>> start SUPPLIED DATA

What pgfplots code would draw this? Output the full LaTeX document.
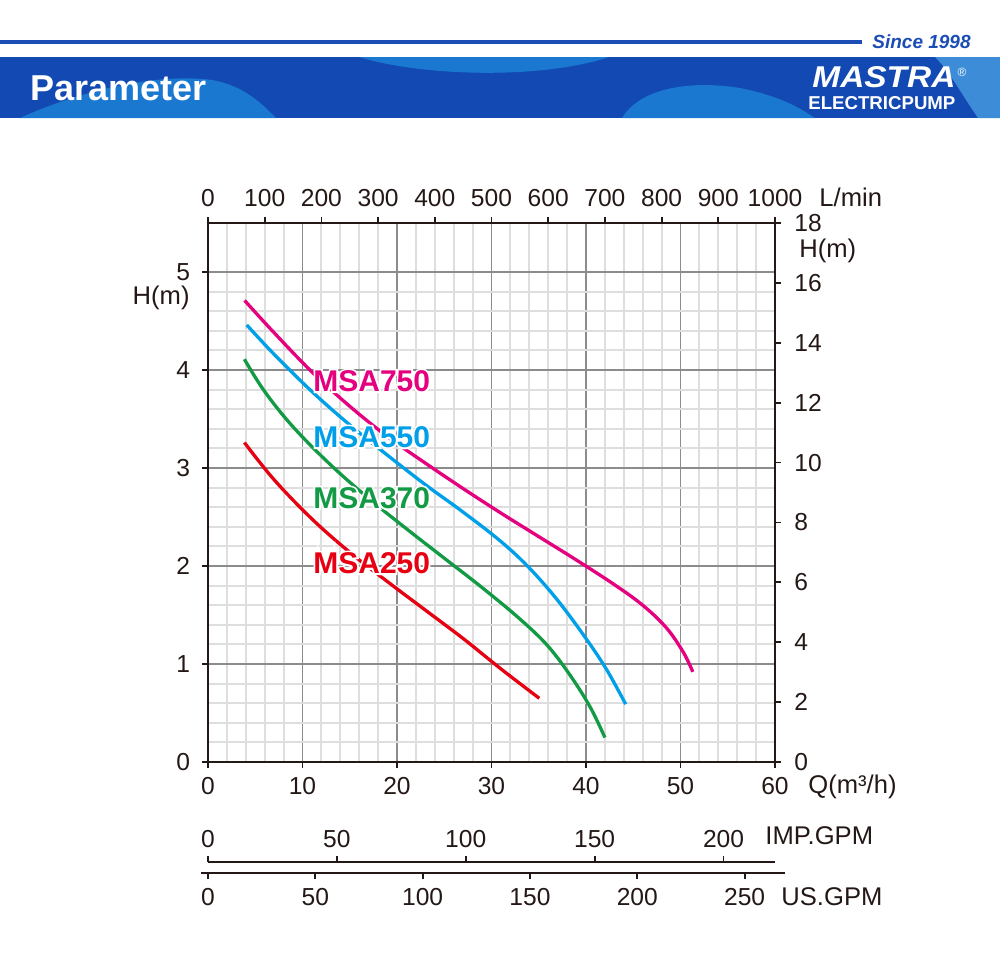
\documentclass[border=0pt]{standalone}
\usepackage{fontspec}
\setmainfont{Liberation Sans}
\usepackage{graphicx}
\usepackage{pgfplots}
\usepackage{pgfplotstable}
\pgfplotsset{compat=1.18}

\definecolor{c750}{HTML}{E4007F}
\definecolor{c550}{HTML}{00A0E9}
\definecolor{c370}{HTML}{129A44}
\definecolor{c250}{HTML}{E60012}
\definecolor{ink}{HTML}{231815}
\definecolor{hdr}{HTML}{1C4DB5}
\definecolor{band}{HTML}{1349B3}
\definecolor{wave}{HTML}{1A78D0}

% Q in m3/h, H on the left scale
\pgfplotstableread{
q h
3.87 4.71
7 4.38
11 3.98
15 3.63
19 3.32
23 3.05
27 2.79
31 2.54
35 2.30
39 2.06
43 1.81
46 1.60
48.5 1.37
50.3 1.12
51.3 0.92
}\tA
\pgfplotstableread{
q h
4.1 4.46
7 4.16
11 3.78
15 3.44
19 3.13
23 2.83
27 2.55
31 2.25
34 1.98
37 1.65
40 1.26
42.2 0.94
44.2 0.59
}\tB
\pgfplotstableread{
q h
3.85 4.11
6 3.78
9 3.42
13 3.03
17 2.69
21 2.38
25 2.08
29 1.78
33 1.46
36 1.18
38.5 0.86
40.5 0.55
42 0.25
}\tC
\pgfplotstableread{
q h
3.85 3.26
7 2.88
11 2.48
15 2.14
19 1.84
23 1.55
27 1.26
31 0.95
35.06 0.65
}\tD

\newcommand\tfont{\fontsize{12.3}{14}\selectfont}
\newcommand\afont{\fontsize{12.8}{14}\selectfont}
\newcommand\lfont{\fontsize{15}{17}\selectfont\bfseries}
\newcommand\curvelab[4]{%
  \node[anchor=west,inner sep=0,text=white,font=\lfont] at (#1,#2)
    {\special{pdf:literal direct 1 Tr 1.8 w 1 1 1 RG}#4\special{pdf:literal direct 0 Tr}};
  \node[anchor=west,inner sep=0,text=#3,font=\lfont] at (#1,#2) {#4};}

\pgfplotsset{
  base/.style={
    scale only axis,
    tick align=outside,
    major tick length=3pt,
    axis line style={draw=ink,line width=1pt},
    every tick/.style={draw=ink,line width=0.9pt},
    ticklabel style={font=\tfont,text=ink},
    /pgf/number format/assume math mode=true,
    /pgf/number format/1000 sep={},
  },
  curve/.style={line width=1.65pt,smooth,tension=0.6}
}

\begin{document}
\begin{tikzpicture}
\begin{scope}[x=0.5pt,y=-0.5pt]
  \path[use as bounding box] (0,0) rectangle (1000,953);
  % header
  \draw[hdr,line width=1.7pt] (0,42) -- (862,42);
  \node[anchor=west,inner sep=0,text=hdr,font=\fontsize{9.5}{11}\selectfont\bfseries\itshape] at (872,42) {Since 1998};
  \fill[band] (0,57) rectangle (1000,118);
  \fill[wave] (20,118) .. controls (70,95) and (150,72) .. (212,80) .. controls (245,86) and (262,104) .. (276,118) -- cycle;
  \fill[wave] (359,57) .. controls (420,76) and (540,80) .. (609,57) -- cycle;
  \fill[wave] (622,118) .. controls (640,88) and (690,80) .. (740,88) .. controls (780,96) and (800,108) .. (815,118) -- cycle;
  \fill[wave!85!white] (935,57) -- (1000,57) -- (1000,118) -- (978,118) .. controls (962,95) and (950,72) .. (935,57) -- cycle;
  \node[anchor=west,inner sep=0,text=white,font=\fontsize{18}{20}\selectfont\bfseries] at (30,88) {Parameter};
  \node[anchor=west,inner sep=0,text=white] at (812,77.5) {\resizebox{71.5pt}{10.5pt}{\bfseries\itshape MASTRA}};
  \node[anchor=west,inner sep=0,text=white] at (808,103.5) {\resizebox{73.5pt}{!}{\bfseries ELECTRICPUMP}};
  \node[inner sep=0,text=white,font=\fontsize{6}{7}\selectfont] at (962,72) {®};
  \coordinate (O) at (208,762);
  \coordinate (I) at (208,862);
  \coordinate (U) at (201,873);
\end{scope}

\begin{axis}[base,
  at={(O)}, anchor=south west,
  width=283.5pt, height=269.5pt,
  xmin=0, xmax=60, ymin=0, ymax=5.5,
  xtick={0,10,...,60}, ytick={0,1,...,5},
  minor x tick num=4, minor y tick num=4,
  minor tick length=0pt,
  tick pos=left,
  xticklabel style={yshift=-1.3pt},
  yticklabel style={xshift=-2.5pt},
  grid=both,
  major grid style={draw=black!45,line width=0.75pt},
  minor grid style={draw=black!13,line width=1pt},
]
\addplot[c250,curve] table[x=q,y=h] {\tD};
\addplot[c370,curve] table[x=q,y=h] {\tC};
\addplot[c550,curve] table[x=q,y=h] {\tB};
\addplot[c750,curve] table[x=q,y=h] {\tA};
\end{axis}

\begin{axis}[base,
  at={(O)}, anchor=south west,
  width=283.5pt, height=269.5pt,
  xmin=0, xmax=1000, ymin=0, ymax=18,
  axis x line*=top, axis y line*=right,
  xtick={0,100,...,1000}, ytick={0,2,...,18},
  xticklabel style={yshift=1.8pt},
  yticklabel style={xshift=3.2pt},
]
\end{axis}

\begin{axis}[base,
  at={(I)}, anchor=north west,
  width=283.5pt, height=5pt,
  xmin=0, xmax=219.97, ymin=0, ymax=1,
  axis x line*=top, hide y axis,
  xtick={0,50,...,200},
  xticklabel style={yshift=0.8pt},
]
\end{axis}

\begin{axis}[base,
  at={(U)}, anchor=south west,
  width=292pt, height=5pt,
  xmin=-3.26, xmax=268.8, ymin=0, ymax=1,
  axis x line*=bottom, hide y axis,
  xtick={0,50,...,250},
  xticklabel style={yshift=-1.3pt},
]
\end{axis}

\begin{scope}[x=0.5pt,y=-0.5pt]
  \curvelab{313}{381}{c750}{MSA750}
  \curvelab{313}{437}{c550}{MSA550}
  \curvelab{313}{498}{c370}{MSA370}
  \curvelab{313}{563}{c250}{MSA250}
  \node[anchor=west,inner sep=0,text=ink,font=\afont] at (819,197) {L/min};
  \node[anchor=west,inner sep=0,text=ink,font=\afont] at (799,251) {H(m)};
  \node[anchor=east,inner sep=0,text=ink,font=\afont] at (190,298) {H(m)};
  \node[anchor=west,inner sep=0,text=ink,font=\afont] at (808,787) {Q(m³/h)};
  \node[anchor=west,inner sep=0,text=ink,font=\afont] at (765,836) {IMP.GPM};
  \node[anchor=west,inner sep=0,text=ink,font=\afont] at (781,897) {US.GPM};
\end{scope}
\end{tikzpicture}
\end{document}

>> end SUPPLIED DATA

### DESCRIPTION OF THE TASK
Work through the data and report how many of its lines hold the word "draw", giving only the figure.

### EXPECTED ANSWER
6